USPS employees receive latest pay raise, COLA increase under union deal

More than 200,000 U.S. Postal Service employees have just received their first two catch-up cost-of-living adjustments, and will soon receive their third COLA, thanks to a provision in a postal union labor contract that members approved this month.

Members of the National Association of Letter Carriers on Aug. 19 received a 1.2 percent retroactive pay raise, effective Nov. 26, 2016, and received two backdated COLA payments worth $21 and $333, which will be paid annually. Postal workers covered under the union contract will receive a third annual COLA worth $270 on Sept. 2.

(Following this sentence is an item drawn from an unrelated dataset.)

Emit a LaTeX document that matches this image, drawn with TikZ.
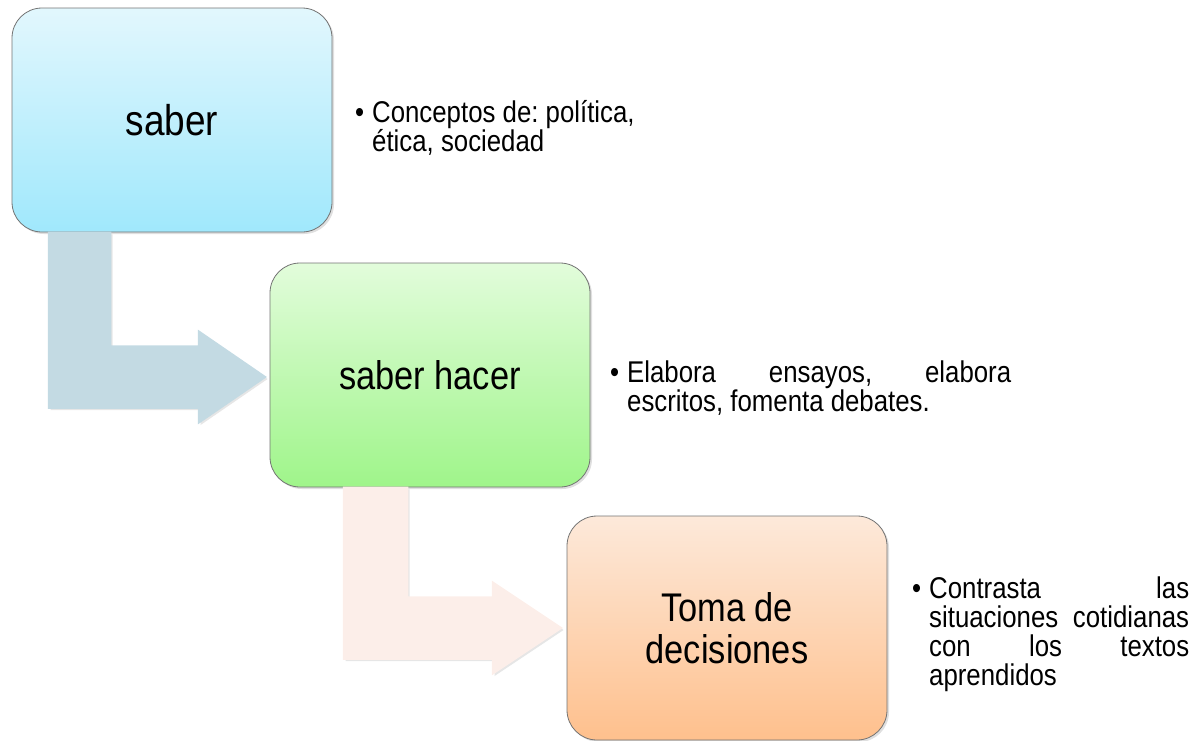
\documentclass[tikz,border=0pt]{standalone}
\usepackage{fontspec}
\setmainfont{Liberation Sans}[FakeStretch=0.86]
\usetikzlibrary{calc,shadows}
\definecolor{celeste1}{HTML}{E2F7FD}
\definecolor{celeste2}{HTML}{A0E8FC}
\definecolor{verde1}{HTML}{E2FCDB}
\definecolor{verde2}{HTML}{9FF58A}
\definecolor{naranja1}{HTML}{FDE9DA}
\definecolor{naranja2}{HTML}{FEC08D}
\definecolor{flechaazul}{HTML}{C3DAE3}
\definecolor{flecharosa}{HTML}{FCEEE9}
\tikzset{
	caja/.style={draw=black!55, line width=0.8pt, rounded corners=30pt,
		minimum width=320pt, minimum height=224pt, align=center,
		font=\fontsize{40pt}{42pt}\selectfont,
		drop shadow={opacity=0.25, shadow xshift=2pt, shadow yshift=-2pt}},
	flecha/.style={draw=white, line width=1.5pt, line join=miter,
		drop shadow={opacity=0.2, shadow xshift=2pt, shadow yshift=-2pt}},
	vineta/.style={inner sep=0pt, anchor=north west, align=left,
		font=\frenchspacing\fontsize{30pt}{29pt}\selectfont}
}
\newcommand\bala{\makebox[17pt][l]{•}}
\begin{document}
\begin{tikzpicture}[x=1pt, y=-1pt, line cap=round]
	\useasboundingbox (0,0) rectangle (1197,740);
	% cajas
	\node[caja, top color=celeste1, bottom color=celeste2] (saber) at (172,120)
		{\fontsize{43pt}{43pt}\selectfont\raisebox{-3pt}{saber}};
	\node[caja, top color=verde1, bottom color=verde2] (hacer) at (430,375) {\raisebox{-4pt}{saber hacer}};
	\node[caja, top color=naranja1, bottom color=naranja2] (toma) at (727,628) {Toma de\\decisiones};
	% flechas
	\coordinate (s1) at ($(saber.south west)+(37,0)$);
	\coordinate (t1) at ($(hacer.west)+(-4,2)$);
	\fill[flecha, flechaazul] (s1) -- ++(62,0) |- ($(t1)+(-67,-31)$) -- ++(0,-15) -- (t1)
		-- ($(t1)+(-67,46)$) -- ++(0,-15) -| (s1) -- cycle;
	\coordinate (s2) at ($(hacer.south west)+(74,0)$);
	\coordinate (t2) at ($(toma.west)+(-5,0)$);
	\fill[flecha, flecharosa] (s2) -- ++(64,0) |- ($(t2)+(-69,-31)$) -- ++(0,-15) -- (t2)
		-- ($(t2)+(-69,46)$) -- ++(0,-15) -| (s2) -- cycle;
	% textos
	\node[vineta] (b1) at (355,100) {\bala Conceptos de: política,\\\hspace*{17pt}ética, sociedad};
	\node[vineta] (b2) at (610,361) {\bala\makebox[384pt][s]{Elabora ensayos, elabora}\\
		\hspace*{17pt}escritos, fomenta debates.};
	\node[vineta] (b3) at (912,577) {\bala\makebox[260pt][s]{Contrasta las}\\
		\hspace*{17pt}\makebox[260pt][s]{situaciones cotidianas}\\
		\hspace*{17pt}\makebox[260pt][s]{con los textos}\\
		\hspace*{17pt}aprendidos};
\end{tikzpicture}
\end{document}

The pay raise and annual COLAs mark the first in a series of gradual pay increases that will take effect throughout the duration of NALC’s new labor contract agreement with USPS. Postal union members approved the labor contract at an Aug. 7 meeting, with 94 percent voting in favor of the deal. The contract lasts until Sept. 20, 2019.

Under the agreement, NALC postal workers will receive an additional 1.3 percent pay raise on Nov. 25 this year, and will receive four more COLAs throughout the lifespan of the contract:

  • The fourth COLA will be effective in March 2018.
  • The fifth COLA will be effective in September 2018.
  • The sixth COLA will be effective in March 2019.
  • The seventh COLA will be effective in September 2019.

The final contract also contains a no-layoff clause that protects letter carriers after six years of service as career employees. NALC members currently at Grade 2 of NALC’s pay scale will also receive a 2.1 percent pay raise, while Grade 1 employees will move to Grade 2.

Non-career city carrier assistants with at least 30 months experience with the Postal Service will convert to career status under the deal.

One drawback to the labor agreement is a provision in which the Postal Service would reduce its share of health insurance premiums costs by 3 percent over the length of the contract. However, USPS would still pay a maximum of 76 percent of any plan’s costs in 2019, which is still higher than the 75 percent maximum paid by other federal agencies that participate in the Federal Employees Health Benefits Program.

USPS Vice President of Labor Relations Douglas Tulino said in a statement that the contract represented a “fair, responsible agreement that serves the best interests of our employees, customers and other stakeholders.”

The union ratified the labor contract just days before the Postal Service reported a $2.1 billion net loss for the third quarter of fiscal 2017. Meanwhile, the Postal Regulatory will conclude its 10-year review of postal rates this fall, and appears likely to give USPS more freedom to raise postage stamp prices.